We read Piketty, we read how bad the world has gotten in the ‘capitalist era’. And indeed, it is true, the common man is back at prosperity levels of the 1970’s now. Only thing, it wasn’t a capitalist era. The world hasn’t been capitalist since at least 1850, when fractional reserve banking became an accepted standard of finance. Marx published his manifesto against capitalism into a world in which power was abandoning true capitalism in favour of something different. In the late 19th century and especially during the great wars of the early 20th century, the hybrid between fractional reserve financiers and the state arose and consolidated itself as the oligarchic system we inherited into the 21st century.
And while the worker class thought they needed to fight capitalism, the newly founded oligarchy gladly accommodated the state- building ambitions of the newly inspired social revolutionaries. Great states the revolutionaries build, and great wars they fought. All financed by a counterfeiting finance cartel.

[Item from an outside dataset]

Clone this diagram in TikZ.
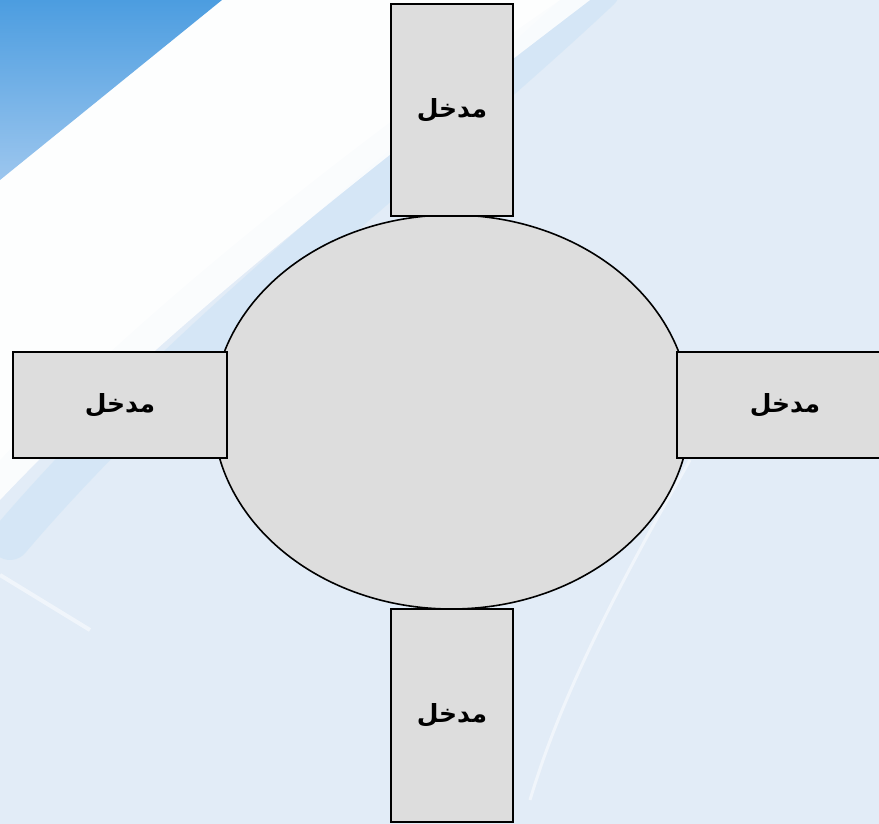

This cartel has its origin with fractional reserve lending. Lending out paper that amounts to a claim of 100g of gold, while only holding 50g of gold was criminal in most cases during the early 19th century. Jews, often being outcasts in Christian Europe, were forced to earn their livelihood with criminal practice. As a result, often they were found as ‘moneychangers’. In any case, as soon as someone found out their financier was a liar, he’d go bankrupt with his estate seized by the townspeople.
Amschel de Rothschild managed to elevate his profession and possessions. He managed to forge an alliance with a Prince of Hesse if I’m correct. He created bonds and other financial instruments that soon started circulating between the political nobility of the old cities of Europe. When the revolutionaries finally came to kill the incumbent politicians and industrials alike, the financiers adopted and simply began to serve their new clients. As a result, nothing changed. Ordinary people eventually managed to claim a little more perhaps, but the hybrid of the coercive state and the criminal financier remained and thrived. Up until now.
So, I would suggest for modern socialists to turn away from Marx from time to time. Marx was a statist, he saw in everything the role of the state. Perhaps even, that’s why his ideas were eventually permitted to really manifest. A state implies central authority, and central political authority is nice and manageable for the money managers. Perhaps modern socialists need to look at an important critic of Marx, also a socialist. The first Anarchist. Founder of Mutualism. Pierre-Joseph Proudhon. In his ideas might lie the real revolution.
Hi svenschiepers, if you can find a passage in Marx that says he is in favour of ‘statism’ or even ‘state socialism’ please do put it up here so that we can discuss it. I think it’s fair to say that some anarchists predicted that there would be people calling themselves marxists who would try to bring in some kind of ‘state socialism’, but that is not Marx, nor is it inevitable that that is how Marx can or should be interpreted. I don’t think you’ll find many people who post here who think that the state is the means by which socialism can be achieved, nor that the ideal society is one entirely directed by the state. There is plenty of room for discussion here about the role of, say, community action, industrial action, occupations, communes, nationalisation, democratic recall of all managing organisations, and representative bodies, the strategic running of finance and production, co-operation with other states (as presently constituted) etc etc. but it’s best to kick it off with a fair account of what Marx actually said (or didn’t say) rather than telling us all to drop him.